What ties Archegos and LTCM together is an enormous amount of leverage. Otherwise, they couldn’t have been more different. LTCM was founded by John Meriwether, former head of bond trading at Salomon Brothers, the powerful bond house in 1994. LTCM also had on its board two famous finance professors as front men. Its main trading strategy was a relatively pedestrian arbitrage in the Treasury bond market, which others on Wall Street at the time made fun of as something any commercial bank did in the normal course of business. LTCMs twist was to do this on a very large scale, to use sophisticated mathematical models and to apply large amounts of financial leverage.

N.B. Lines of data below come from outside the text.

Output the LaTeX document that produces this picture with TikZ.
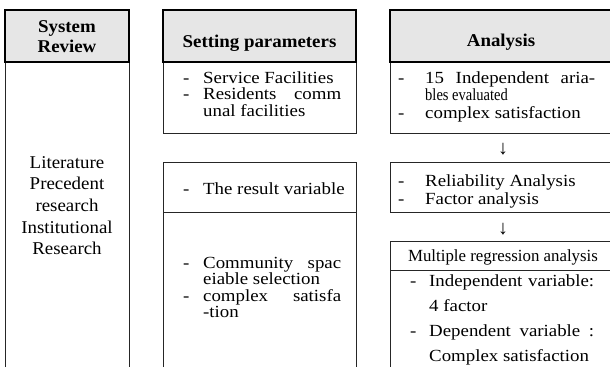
\documentclass[tikz,border=0pt]{standalone}
\usepackage{fontspec}
\usepackage{graphicx}
\setmainfont[FakeStretch=1.11]{Liberation Serif}
\newfontfamily\headfont[FakeStretch=1.05]{Liberation Serif}
\newfontfamily\midfont[FakeStretch=0.99]{Liberation Serif}
\definecolor{headgray}{RGB}{230,230,230}
\tikzstyle{headbox}=[draw=black, fill=headgray, line width=1.8pt]
\tikzstyle{boxline}=[draw=black!85, line width=1pt]
\tikzstyle{headlabel}=[inner sep=0pt, anchor=base, font=\fontsize{18}{20}\selectfont\headfont\bfseries]
\tikzstyle{itemtext}=[inner sep=0pt, anchor=base west, align=justify, font=\fontsize{17}{16.5}\selectfont]
\tikzstyle{arrowtext}=[inner sep=0pt, font=\fontsize{20}{20}\selectfont\midfont]
\newcommand{\itm}[2][20pt]{\hangindent=#1\hangafter=1\noindent\makebox[#1][l]{-}#2\par}

\begin{document}
\begin{tikzpicture}[x=1pt, y=-1pt]
\useasboundingbox (0,0) rectangle (610,367);

% system review
\draw[boxline] (5,367) -- (5,62) -- (129,62) -- (129,367);
\filldraw[headbox] (5,10) rectangle (129,62);
\node[headlabel, text width=120pt, align=center] (sysh) at (67,32) {System\\Review};
\node[itemtext, anchor=base, align=center, text width=120pt, font=\fontsize{18}{21.7}\selectfont\headfont]
  (sysb) at (67,168) {Literature\\Precedent\\research\\Institutional\\Research};

% setting parameters
\draw[boxline] (163,62) rectangle (356,133);
\draw[boxline] (163,367) -- (163,162) -- (356,162) -- (356,367) (163,212) -- (356,212);
\filldraw[headbox] (163,10) rectangle (356,62);
\node[headlabel] (seth) at (259.5,47) {Setting parameters};
\node[itemtext, text width=158pt] (seta) at (183,83)
  {\itm{Service Facilities}\itm{Residents comm\linebreak unal facilities}};
\node[itemtext, text width=165pt] (setb) at (183,194) {\itm{The result variable}};
\node[itemtext, text width=158pt] (setc) at (183,268)
  {\itm{Community spac\linebreak eiable selection}\itm{complex satisfa\linebreak -tion}};

% analysis
\draw[boxline] (610,133) -- (390,133) -- (390,62);
\draw[boxline] (610,162) -- (390,162) -- (390,212) -- (610,212);
\draw[boxline] (610,241) -- (390,241) -- (390,367) (390,270) -- (610,270);
\filldraw[headbox] (610,10) -- (390,10) -- (390,62) -- (610,62);
\node[headlabel] (anah) at (501,46) {Analysis};
\node[itemtext, text width=197pt, font=\fontsize{17}{17.5}\selectfont] (anaa) at (398,83)
  {\itm[27pt]{15 Independent aria-\linebreak \scalebox{0.77}[1]{bles evaluated}}\itm[27pt]{complex satisfaction}};
\node[arrowtext] (arra) at (503,149.5) {↓};
\node[itemtext, text width=197pt, font=\fontsize{17}{18}\selectfont] (anab) at (398,186)
  {\itm[27pt]{Reliability Analysis}\itm[27pt]{Factor analysis}};
\node[arrowtext] (arrb) at (503,229.5) {↓};
\node[inner sep=0pt, anchor=base, font=\fontsize{17}{17}\selectfont\midfont] (anac) at (503,261)
  {Multiple regression analysis};
\node[itemtext, text width=184pt, font=\fontsize{17}{25}\selectfont] (anad) at (410,286)
  {\itm[19pt]{Independent variable:\linebreak 4 factor}\itm[19pt]{Dependent variable :\linebreak Complex satisfaction}};
\end{tikzpicture}
\end{document}
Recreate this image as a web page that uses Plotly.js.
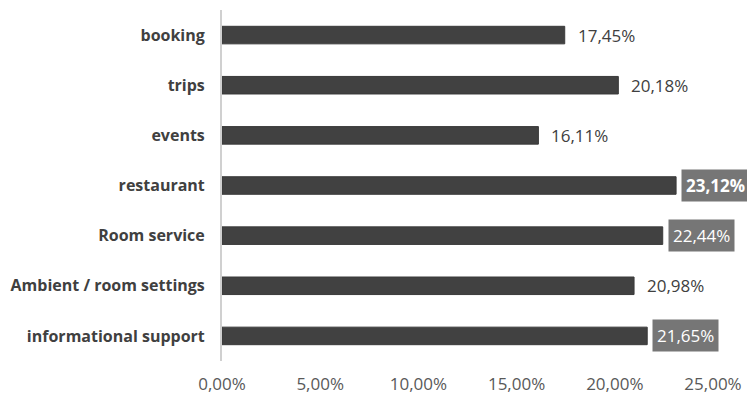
<!DOCTYPE html>
<html>
<head>
<meta charset="utf-8">
<script src="https://cdn.plot.ly/plotly-3.0.1.min.js"></script>
<style>html,body{margin:0;padding:0;background:#fff;}#chart{width:747px;height:395px;}</style>
</head>
<body>
<div id="chart"></div>
<script>
// ---- data ----
const categories = ["booking", "trips", "events", "restaurant", "Room service", "Ambient / room settings", "informational support"];
const values = [17.45, 20.18, 16.11, 23.12, 22.44, 20.98, 21.65];
const xTickValues = [0, 5, 10, 15, 20, 25];
const xTickLabels = ["0,00%", "5,00%", "10,00%", "15,00%", "20,00%", "25,00%"];
// which labels are highlighted in the reference
const boxedLabels = ["restaurant", "Room service", "informational support"];
const boldLabels = ["restaurant"];

const fmt = v => v.toFixed(2).replace('.', ',') + '%';
const FONT = '"Open Sans", "Liberation Sans", sans-serif';

const trace = {
  type: 'bar',
  orientation: 'h',
  x: values,
  y: categories,
  marker: {color: '#414141', line: {color: '#3a3a3a', width: 1}},
  hoverinfo: 'none'
};

const annotations = categories.map((c, i) => {
  const boxed = boxedLabels.includes(c);
  const bold = boldLabels.includes(c);
  return {
    x: values[i], y: c, xref: 'x', yref: 'y',
    text: bold ? '<b>' + fmt(values[i]) + '</b>' : fmt(values[i]),
    showarrow: false, xanchor: 'left', yanchor: 'middle',
    xshift: boxed ? 5 : 8,
    bgcolor: boxed ? '#767676' : 'rgba(0,0,0,0)',
    borderpad: 4,
    font: {family: FONT, size: 17, color: boxed ? '#ffffff' : '#404040'}
  };
});

const layout = {
  width: 747, height: 395,
  margin: {l: 222, r: 34, t: 10, b: 34},
  paper_bgcolor: '#ffffff', plot_bgcolor: '#ffffff',
  showlegend: false,
  bargap: 0.65,
  xaxis: {
    range: [0, 25], tickvals: xTickValues, ticktext: xTickLabels,
    showgrid: false, zeroline: false, showline: false,
    ticks: 'outside', ticklen: 8, tickcolor: 'rgba(0,0,0,0)',
    tickfont: {family: FONT, size: 17, color: '#595959'},
    fixedrange: true
  },
  yaxis: {
    autorange: 'reversed', type: 'category',
    showgrid: false, zeroline: false,
    showline: true, linecolor: '#d0d0d0', linewidth: 2,
    ticks: 'outside', ticklen: 12, tickcolor: 'rgba(0,0,0,0)',
    tickfont: {family: FONT, size: 16, color: '#404040', weight: 'bold'},
    fixedrange: true
  },
  annotations: annotations
};

Plotly.newPlot('chart', [trace], layout, {staticPlot: true, displayModeBar: false});
</script>
</body>
</html>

A simple version of the strategy: A quirk of the Treasury bond market is that the issues that are components of bond derivatives (these bonds are “on the run”) tend to be highly liquid and to trade at somewhat higher prices than virtually identical issues that are not components (“off the run”) but can be highly illiquid. As they near maturity, the prices of on the run and off the run converge, since the Treasury will redeem both for $1000. What LTCM did was capture this price spread: short on-the- run issues, use the money to buy similar off-the-run issues and wait for price convergence.
Unfortunately for LTCM and its backers, after three years of success, the world economic situation changed. First came the 1997-98 Asian financial crisis, followed by the 1998 collapse of the Russian ruble and that country’s default on its foreign debt. This generated an enormous flight to safety by global investors, which pushed up the prices of on-the-run bonds. Off-the-run bonds didn’t follow because they were too difficult to buy.
The LTCM operation was large enough that a forced liquidation in a fearful time would have the potential to destabilize even the US government bond market. This worry compelled the Federal Reserve to orchestrate a rescue by a consortium of 14 banks that had been prime brokers to LTCM.
The similarities between the two cases are that both involved large amounts of money, a lot of financial leverage and ultimate failure. The differences, however, are a lot more important, I think. In the Hwang case, one individual with a sketchy past persuaded a number of banks to lend him a surprisingly large amount of money. When his firm failed, he did damage to his lenders, but it looks as if his holdings were unwound in a matter of weeks.
In the LTCM case, in contrast, the firm was chock full of bond market stars. The strategy was clear and the prime brokers appear to have known about each other, if not about the amounts lent. LTCM’s failure, however, was a much more serious affair. It threatened the stability of the US government bond market. Unwinding took the better part of two years.